President Obama ended "Don't ask, don't tell" (DADT) so that everyone can serve as open and honest individuals, not forced to lie. It has hurt no one. The Air Force can even recall me from the Ready Reserves now if they ever need a crusty old fighter pilot.
But our country is still maturing. I remember my loving mother sitting with me at her mother's funeral service, lifting both our spirits by gently nudging my shoulder and whispering that I no longer had to worry how to answer Mamaw's constant question: "Am I ever going to see you get married?" (Mamaw's other constant remark: "You need to eat more!") I always managed to dodge the honest answer: "Mamaw, neither my state nor my country allows me to marry. The option of asking my love to marry me is not open to me in the same way it is to your other grandchildren." Funny, I always thought Mom would get to see me marry. She, too, is now gone.
So, you see, a vote for Romney offends me when considering this big idea of equality. He supports the "Defense of Marriage Act" (DOMA) and promises to waste our time, money, and Justice Department resources to defend it. He makes no sense. Two federal courts have now ruled DOMA unconstitutional – and House Speaker Boehner has wasted Congressional time and our money defending what President Obama and his Justice Department refused to defend. Our current administration understands that DOMA's constitutionality is indefensible. The former governor has also signed a pledge to pass an anti-civil marriage equality amendment to our Constitution. It would be our Twenty-Eighth Amendment. If ratified, I would give it about fifteen years before repeal, just like prohibition. Another huge waste! His action on this pledge would not only waste federal time and money, but the process would waste states' time and money as well. Governor Romney has repeatedly vowed to litmus test his judges for Federal benches. Why? To reverse America's progress toward civil equality for all citizens. Doesn't he realize his vow consequently interferes with states' rights that he claims to support? So inconsistent! Governor Romney doesn't get it. Mitt Romney and the Republican Party have not matured with their country.

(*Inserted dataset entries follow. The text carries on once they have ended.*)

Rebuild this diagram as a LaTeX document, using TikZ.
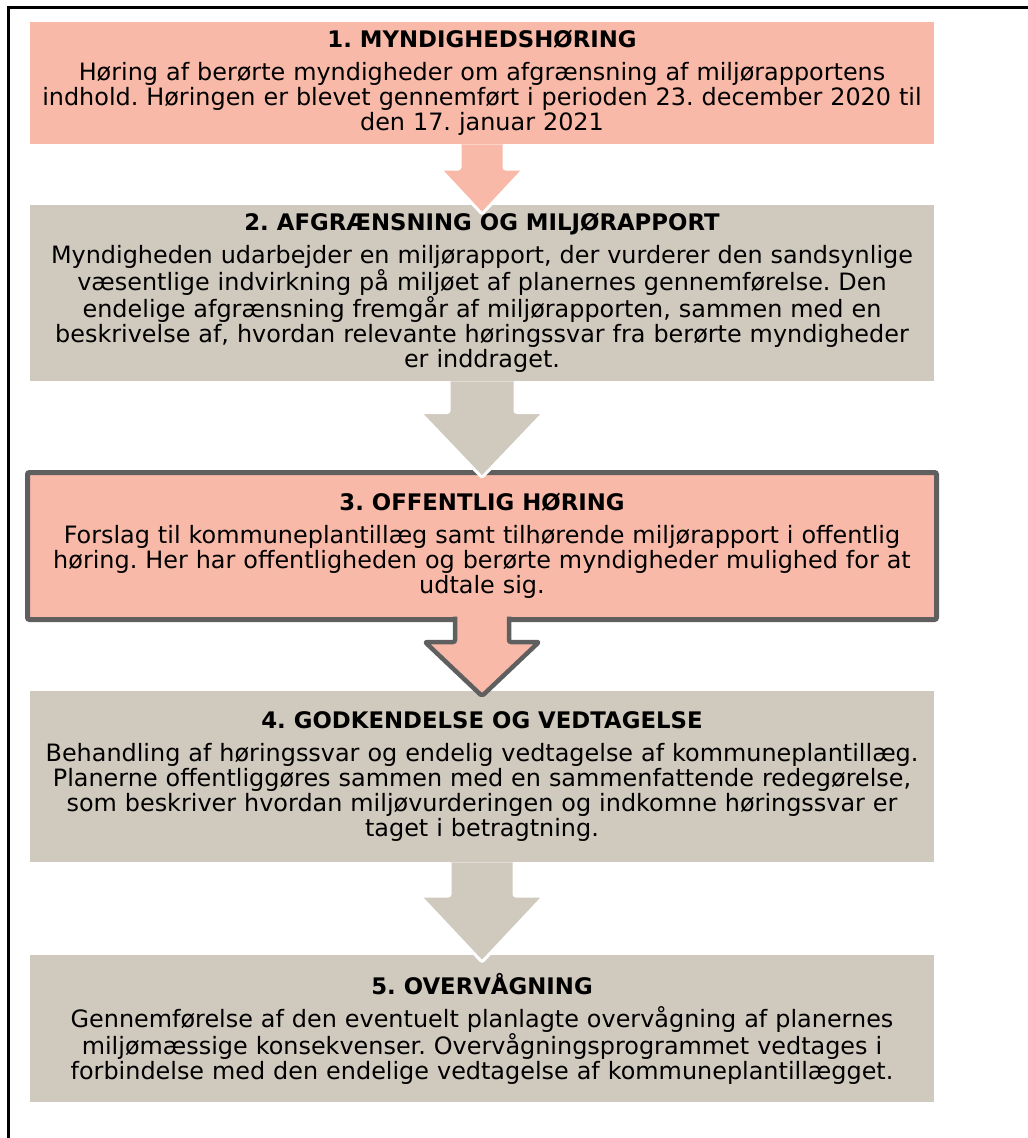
\documentclass[tikz,border=0pt]{standalone}
\usepackage{fontspec}
\setmainfont{DejaVu Sans}
\usetikzlibrary{calc}
\frenchspacing

\definecolor{salmonfill}{RGB}{248,185,168}
\definecolor{beigefill}{RGB}{208,201,190}
\definecolor{rimgrey}{RGB}{95,95,95}

\tikzset{
  stepbox/.style={rectangle, inner sep=0pt, minimum width=904pt, text width=900pt,
    align=center, font=\fontsize{23.9}{25}\selectfont, anchor=north},
  pinkstep/.style={stepbox, fill=salmonfill},
  greystep/.style={stepbox, fill=beigefill},
  whitearrow/.style={line width=3pt, draw=white, rounded corners=2pt},
  rimarrow/.style={line width=4.5pt, draw=rimgrey, fill=salmonfill, rounded corners=2pt, line join=round}
}

% arrow from one box to the next: style, from, to, shaft half, head half, head height, overlap
\newcommand{\flowarrow}[7]{%
  \path[#1] ($(#2)+(-#4,0)$) -- ($(#3)+(-#4,{#7-#6})$) -- ($(#3)+(-#5,{#7-#6})$)
    -- ($(#3)+(0,#7)$) -- ($(#3)+(#5,{#7-#6})$) -- ($(#3)+(#4,{#7-#6})$) -- ($(#2)+(#4,0)$);
}

\newcommand{\heading}[1]{{\fontsize{22.8}{25}\selectfont\textbf{#1}}\\[8pt]}

\begin{document}
\begin{tikzpicture}[x=1pt,y=-1pt]
\useasboundingbox (0,0) rectangle (1028,1138);
% frame
\draw[line width=3pt] (1040,7) -- (8,7) -- (8,1150);

% boxes
\node[pinkstep, minimum height=122pt] (mynd) at (482,22) {\heading{1. MYNDIGHEDSHØRING}
Høring af berørte myndigheder om afgrænsning af miljørapportens\\
indhold. Høringen er blevet gennemført i perioden 23. december 2020 til\\
den 17. januar 2021};

\node[greystep, minimum height=176pt] (afgr) at (482,205) {\heading{2. AFGRÆNSNING OG MILJØRAPPORT}
Myndigheden udarbejder en miljørapport, der vurderer den sandsynlige\\
væsentlige indvirkning på miljøet af planernes gennemførelse. Den\\
endelige afgrænsning fremgår af miljørapporten, sammen med en\\
beskrivelse af, hvordan relevante høringssvar fra berørte myndigheder\\
er inddraget.};

\node[pinkstep, minimum width=909pt, minimum height=147pt, draw=rimgrey, line width=5pt,
  rounded corners=2pt, outer sep=0pt] (offh) at (482,472.5) {\heading{3. OFFENTLIG HØRING}
Forslag til kommuneplantillæg samt tilhørende miljørapport i offentlig\\
høring. Her har offentligheden og berørte myndigheder mulighed for at\\
udtale sig.};

\node[greystep, minimum height=171pt] (godk) at (482,691) {\heading{4. GODKENDELSE OG VEDTAGELSE}
Behandling af høringssvar og endelig vedtagelse af kommuneplantillæg.\\
Planerne offentliggøres sammen med en sammenfattende redegørelse,\\
som beskriver hvordan miljøvurderingen og indkomne høringssvar er\\
taget i betragtning.};

\node[greystep, minimum height=147pt] (overv) at (482,955) {\heading{5. OVERVÅGNING}
Gennemførelse af den eventuelt planlagte overvågning af planernes\\
miljømæssige konsekvenser. Overvågningsprogrammet vedtages i\\
forbindelse med den endelige vedtagelse af kommuneplantillægget.};

% arrows
\coordinate (offh-base) at ([yshift=3pt]offh.south);
\flowarrow{whitearrow, fill=salmonfill}{mynd.south}{afgr.north}{22}{42}{45}{9}
\flowarrow{whitearrow, fill=beigefill}{afgr.south}{offh.north}{33}{62}{65}{5}
\flowarrow{rimarrow}{offh-base}{godk.north}{27}{57}{54}{5}
\flowarrow{whitearrow, fill=beigefill}{godk.south}{overv.north}{32}{62}{66}{7}
\end{tikzpicture}
\end{document}
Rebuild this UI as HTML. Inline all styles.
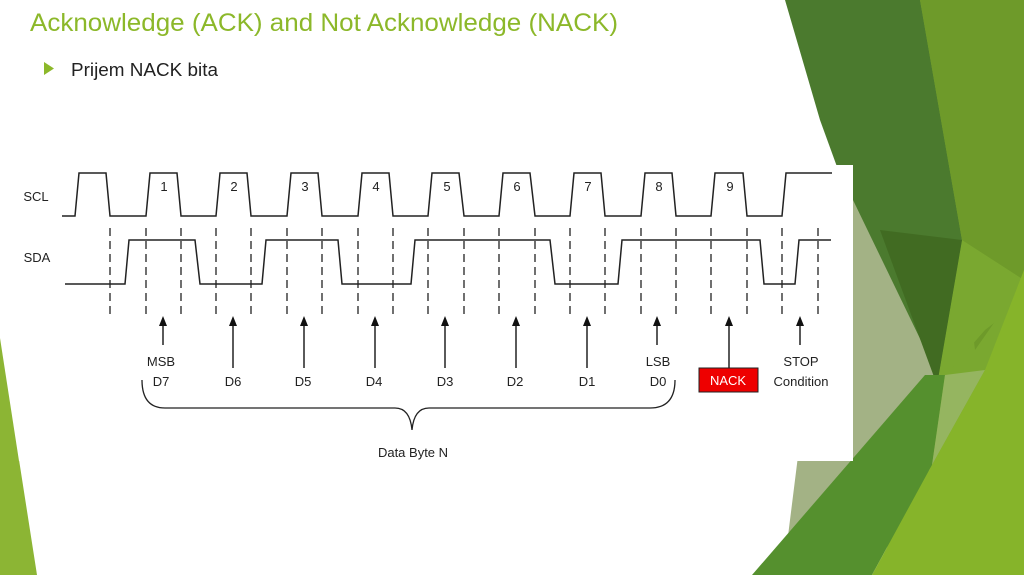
<!DOCTYPE html>
<html><head><meta charset="utf-8"><style>
html,body{margin:0;padding:0;background:#fff}
svg{display:block}
text{font-family:"Liberation Sans","DejaVu Sans",sans-serif}
</style></head><body>
<svg width="1024" height="575" viewBox="0 0 1024 575" xmlns="http://www.w3.org/2000/svg">
<rect width="1024" height="575" fill="#fff"/>
<!-- background shapes -->
<polygon points="0,338 37,575 0,575" fill="#8cb534"/>
<polygon points="900,0 1024,0 1024,575 880,575 930,380" fill="#7aa830"/>
<polygon points="785,0 920,0 962,240 937,385 860,230 820,120" fill="#4b7a2e"/>
<polygon points="920,0 1024,0 1024,280 975,350 962,240" fill="#6e9a2a"/>
<polygon points="962,240 1024,280 1024,300 985,330 937,385" fill="#7aa830"/>
<polygon points="853,200 940,380 930,470 785,560 800,440" fill="#a3b285"/>
<polygon points="880,230 962,240 937,385" fill="#416b22"/>
<polygon points="752,575 925,375 945,375 932,465 872,575" fill="#55902e"/>
<polygon points="945,375 985,370 932,465" fill="#95b560"/>
<polygon points="1024,270 1024,575 872,575 932,465 985,370" fill="#86b42a"/>
<!-- title -->
<text x="30" y="31" font-size="25" fill="#8cb82a" textLength="588" lengthAdjust="spacingAndGlyphs">Acknowledge (ACK) and Not Acknowledge (NACK)</text>
<polygon points="44,62 44,75 54,68.5" fill="#8cb82a"/>
<text x="71" y="76" font-size="18" fill="#222" textLength="147" lengthAdjust="spacingAndGlyphs">Prijem NACK bita</text>
<!-- diagram white box -->
<rect x="0" y="165" width="853" height="296" fill="#fff"/>
<polygon points="0,338 19,461 0,461" fill="#8cb534"/>
<g fill="none" stroke="#222" stroke-width="1.5">
<path d="M62,216 L75,216 L79,173 L106,173 L110,216 L146,216 L150,173 L177,173 L181,216 L216,216 L220,173 L247,173 L251,216 L287,216 L291,173 L318,173 L322,216 L358,216 L362,173 L389,173 L393,216 L428,216 L432,173 L459,173 L464,216 L499,216 L503,173 L530,173 L535,216 L570,216 L574,173 L601,173 L605,216 L641,216 L645,173 L672,173 L676,216 L711,216 L715,173 L743,173 L747,216 L782,216 L786,173 L832,173"/>
<path d="M65,284 L125,284 L129,240 L195,240 L200,284 L262,284 L266,240 L338,240 L342,284 L411,284 L415,240 L550,240 L555,284 L618,284 L622,240 L760,240 L764,284 L795,284 L799,240 L831,240"/>
</g>
<g stroke="#222" stroke-width="1.3" stroke-dasharray="8 5">
<line x1="110" y1="228" x2="110" y2="315"/><line x1="146" y1="228" x2="146" y2="315"/>
<line x1="181" y1="228" x2="181" y2="315"/><line x1="216" y1="228" x2="216" y2="315"/>
<line x1="251" y1="228" x2="251" y2="315"/><line x1="287" y1="228" x2="287" y2="315"/>
<line x1="322" y1="228" x2="322" y2="315"/><line x1="358" y1="228" x2="358" y2="315"/>
<line x1="393" y1="228" x2="393" y2="315"/><line x1="428" y1="228" x2="428" y2="315"/>
<line x1="464" y1="228" x2="464" y2="315"/><line x1="499" y1="228" x2="499" y2="315"/>
<line x1="535" y1="228" x2="535" y2="315"/><line x1="570" y1="228" x2="570" y2="315"/>
<line x1="605" y1="228" x2="605" y2="315"/><line x1="641" y1="228" x2="641" y2="315"/>
<line x1="676" y1="228" x2="676" y2="315"/><line x1="711" y1="228" x2="711" y2="315"/>
<line x1="747" y1="228" x2="747" y2="315"/><line x1="782" y1="228" x2="782" y2="315"/>
<line x1="818" y1="228" x2="818" y2="315"/>
</g>
<g font-size="13" fill="#222" text-anchor="middle">
<text x="36" y="201">SCL</text><text x="37" y="262">SDA</text>
<text x="164" y="191">1</text><text x="234" y="191">2</text><text x="305" y="191">3</text>
<text x="376" y="191">4</text><text x="447" y="191">5</text><text x="517" y="191">6</text>
<text x="588" y="191">7</text><text x="659" y="191">8</text><text x="730" y="191">9</text>
</g>
<g stroke="#222" stroke-width="1.5">
<line x1="163" y1="324" x2="163" y2="345"/><line x1="233" y1="324" x2="233" y2="368"/>
<line x1="304" y1="324" x2="304" y2="368"/><line x1="375" y1="324" x2="375" y2="368"/>
<line x1="445" y1="324" x2="445" y2="368"/><line x1="516" y1="324" x2="516" y2="368"/>
<line x1="587" y1="324" x2="587" y2="368"/><line x1="657" y1="324" x2="657" y2="345"/>
<line x1="729" y1="324" x2="729" y2="368"/><line x1="800" y1="324" x2="800" y2="345"/>
</g>
<g fill="#111">
<polygon points="163,316 159,326 167,326"/><polygon points="233,316 229,326 237,326"/>
<polygon points="304,316 300,326 308,326"/><polygon points="375,316 371,326 379,326"/>
<polygon points="445,316 441,326 449,326"/><polygon points="516,316 512,326 520,326"/>
<polygon points="587,316 583,326 591,326"/><polygon points="657,316 653,326 661,326"/>
<polygon points="729,316 725,326 733,326"/><polygon points="800,316 796,326 804,326"/>
</g>
<rect x="699" y="368" width="59" height="24" fill="#ee0000" stroke="#222" stroke-width="1"/>
<g font-size="13" fill="#222" text-anchor="middle">
<text x="161" y="366">MSB</text><text x="161" y="386">D7</text>
<text x="233" y="386">D6</text><text x="303" y="386">D5</text><text x="374" y="386">D4</text>
<text x="445" y="386">D3</text><text x="515" y="386">D2</text><text x="587" y="386">D1</text>
<text x="658" y="366">LSB</text><text x="658" y="386">D0</text>
<text x="728" y="385" fill="#fff">NACK</text>
<text x="801" y="366">STOP</text><text x="801" y="386">Condition</text>
<text x="413" y="457">Data Byte N</text>
</g>
<path d="M142,380 Q142,408 165,408 L395,408 Q410,408 412,430 Q414,408 429,408 L650,408 Q675,408 675,380" fill="none" stroke="#222" stroke-width="1.3"/>
</svg>
</body></html>
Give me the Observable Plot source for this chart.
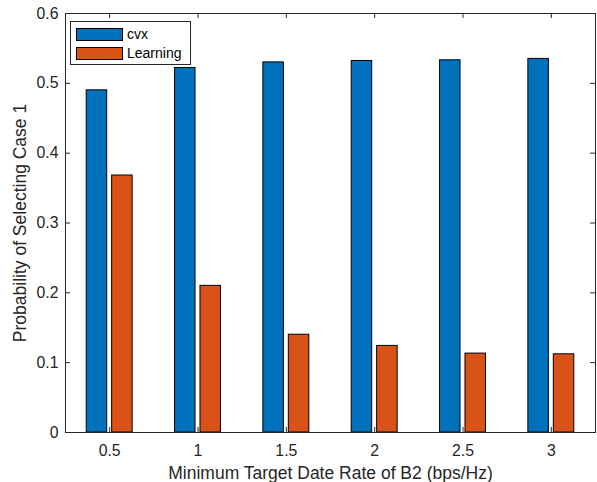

Why am I making this personal appeal? Because I want my friends and family to keep this unserious and backward-thinking Romney-Ryan pair out of office. I don't want your vote to codify my second-class citizenship. George Orwell rather famously quipped in Animal Farm that "ALL ANIMALS ARE EQUAL BUT SOME ANIMALS ARE MORE EQUAL THAN OTHERS." How much longer must Orwell's unpleasant maxim roll around in my head whenever I visit and converse with my "more equal" straight friends and family? I try to silence its truth about my state and my country. But it keeps shouting at me, haunting my thoughts about you.
If this election somehow threatens your civil rights, let's talk. We can slowly, deliberately, and carefully consider your thoughts and objections. Until then, know that a vote for Romney-Ryan is a vote for my continued second-class citizenship – and it is offensive to me. Obama-Biden in 2012 is the way forward.